Rule Rewriting Revisited: A Fresh Look at Static Filtering for Datalog and ASP
Philipp Hanisch, Markus Krötzsch
TL;DR
This work revisits static filtering, a data-independent optimization for Datalog, and extends it to modern rule engines and ASP. It formalizes a general filtering framework with expressive filter predicates, analyzes the inherent worst-case complexity (including double exponential growth in general and single exponential growth under bounded-arity restrictions), and proposes tractable approximations (CASF) based on conjunctive filters and approximate entailment. The authors also adapt static filtering to nonmonotonic negation, proving that admissible rewritings preserve output semantics via a bijection between stable models of the original and rewritten programs.
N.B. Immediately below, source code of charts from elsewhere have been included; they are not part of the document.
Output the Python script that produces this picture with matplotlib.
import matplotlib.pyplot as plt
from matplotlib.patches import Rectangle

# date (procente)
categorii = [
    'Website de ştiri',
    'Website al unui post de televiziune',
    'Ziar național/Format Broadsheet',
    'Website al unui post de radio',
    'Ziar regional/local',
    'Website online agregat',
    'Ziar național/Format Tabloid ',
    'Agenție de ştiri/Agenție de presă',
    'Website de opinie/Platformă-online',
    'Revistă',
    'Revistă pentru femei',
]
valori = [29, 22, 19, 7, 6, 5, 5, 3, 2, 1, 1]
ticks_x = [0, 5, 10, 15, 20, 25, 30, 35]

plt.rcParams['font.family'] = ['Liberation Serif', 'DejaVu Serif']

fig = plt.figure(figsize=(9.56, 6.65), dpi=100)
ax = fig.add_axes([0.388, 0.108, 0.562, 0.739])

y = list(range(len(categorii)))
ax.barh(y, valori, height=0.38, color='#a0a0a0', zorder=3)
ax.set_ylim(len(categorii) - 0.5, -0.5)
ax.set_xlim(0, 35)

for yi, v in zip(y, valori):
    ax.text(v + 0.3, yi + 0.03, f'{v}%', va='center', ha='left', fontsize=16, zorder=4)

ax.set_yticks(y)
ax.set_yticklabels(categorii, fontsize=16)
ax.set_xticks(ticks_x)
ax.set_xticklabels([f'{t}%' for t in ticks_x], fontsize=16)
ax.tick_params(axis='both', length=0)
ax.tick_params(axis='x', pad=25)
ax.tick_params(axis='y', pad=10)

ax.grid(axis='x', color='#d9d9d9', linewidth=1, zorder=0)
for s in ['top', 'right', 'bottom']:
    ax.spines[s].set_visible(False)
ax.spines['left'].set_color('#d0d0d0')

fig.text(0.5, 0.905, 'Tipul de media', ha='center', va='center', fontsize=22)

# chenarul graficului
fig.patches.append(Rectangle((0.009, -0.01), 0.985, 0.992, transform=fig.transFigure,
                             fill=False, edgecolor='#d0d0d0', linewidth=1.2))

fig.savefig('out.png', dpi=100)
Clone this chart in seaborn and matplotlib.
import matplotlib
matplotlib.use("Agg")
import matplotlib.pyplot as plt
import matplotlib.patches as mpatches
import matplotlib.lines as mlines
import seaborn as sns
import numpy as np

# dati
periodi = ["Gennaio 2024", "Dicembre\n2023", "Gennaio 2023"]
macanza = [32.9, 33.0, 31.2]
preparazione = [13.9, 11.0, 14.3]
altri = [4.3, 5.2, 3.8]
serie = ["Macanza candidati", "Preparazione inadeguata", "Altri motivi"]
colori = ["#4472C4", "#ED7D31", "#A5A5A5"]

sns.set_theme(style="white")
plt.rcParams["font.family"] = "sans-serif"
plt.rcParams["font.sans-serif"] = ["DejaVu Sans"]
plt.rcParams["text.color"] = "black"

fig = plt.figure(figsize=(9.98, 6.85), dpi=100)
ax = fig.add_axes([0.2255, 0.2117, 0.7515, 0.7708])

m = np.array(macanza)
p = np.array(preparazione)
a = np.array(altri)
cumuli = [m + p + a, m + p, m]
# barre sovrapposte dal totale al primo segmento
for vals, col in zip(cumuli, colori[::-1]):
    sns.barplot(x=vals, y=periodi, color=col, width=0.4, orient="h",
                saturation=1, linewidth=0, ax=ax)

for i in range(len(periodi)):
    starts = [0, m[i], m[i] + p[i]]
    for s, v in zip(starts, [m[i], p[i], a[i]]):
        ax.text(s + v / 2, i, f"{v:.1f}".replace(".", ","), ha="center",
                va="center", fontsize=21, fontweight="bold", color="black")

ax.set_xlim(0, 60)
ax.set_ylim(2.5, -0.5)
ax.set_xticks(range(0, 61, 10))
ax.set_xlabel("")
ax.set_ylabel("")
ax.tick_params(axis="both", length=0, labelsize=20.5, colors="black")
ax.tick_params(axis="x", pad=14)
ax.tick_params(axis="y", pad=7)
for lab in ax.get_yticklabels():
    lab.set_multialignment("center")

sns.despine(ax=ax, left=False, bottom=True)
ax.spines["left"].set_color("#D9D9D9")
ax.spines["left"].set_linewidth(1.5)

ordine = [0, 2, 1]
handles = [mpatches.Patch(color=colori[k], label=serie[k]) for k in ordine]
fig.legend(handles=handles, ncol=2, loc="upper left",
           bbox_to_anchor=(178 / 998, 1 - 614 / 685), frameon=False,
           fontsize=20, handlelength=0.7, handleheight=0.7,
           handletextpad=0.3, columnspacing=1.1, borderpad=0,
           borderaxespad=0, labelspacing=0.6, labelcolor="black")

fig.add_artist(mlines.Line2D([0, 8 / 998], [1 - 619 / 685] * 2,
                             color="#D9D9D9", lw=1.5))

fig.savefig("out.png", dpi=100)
Empirically, the approach demonstrates meaningful performance gains on real-world data, and the framework is positioned to synergize with other optimizations and to support modular and terminating reasoning in arithmetic-rich rule languages.
Abstract
Static filtering is a data-independent optimisation method for Datalog, which generalises algebraic query rewriting techniques from relational databases. In spite of its early discovery by Kifer and Lozinskii in 1986, the method has been overlooked in recent research and system development, and special cases are being rediscovered independently. We therefore recall the original approach, using updated terminology and more general filter predicates that capture features of modern systems, and we show how to extend its applicability to answer set programming (ASP). The outcome is strictly more general but also more complex than the classical approach: double exponential in general and single exponential even for predicates of bounded arity. As a solution, we propose tractable approximations of the algorithm that can still yield much improved logic programs in typical cases, e.g., it can improve the performance of rule systems over real-world data in the order of magnitude.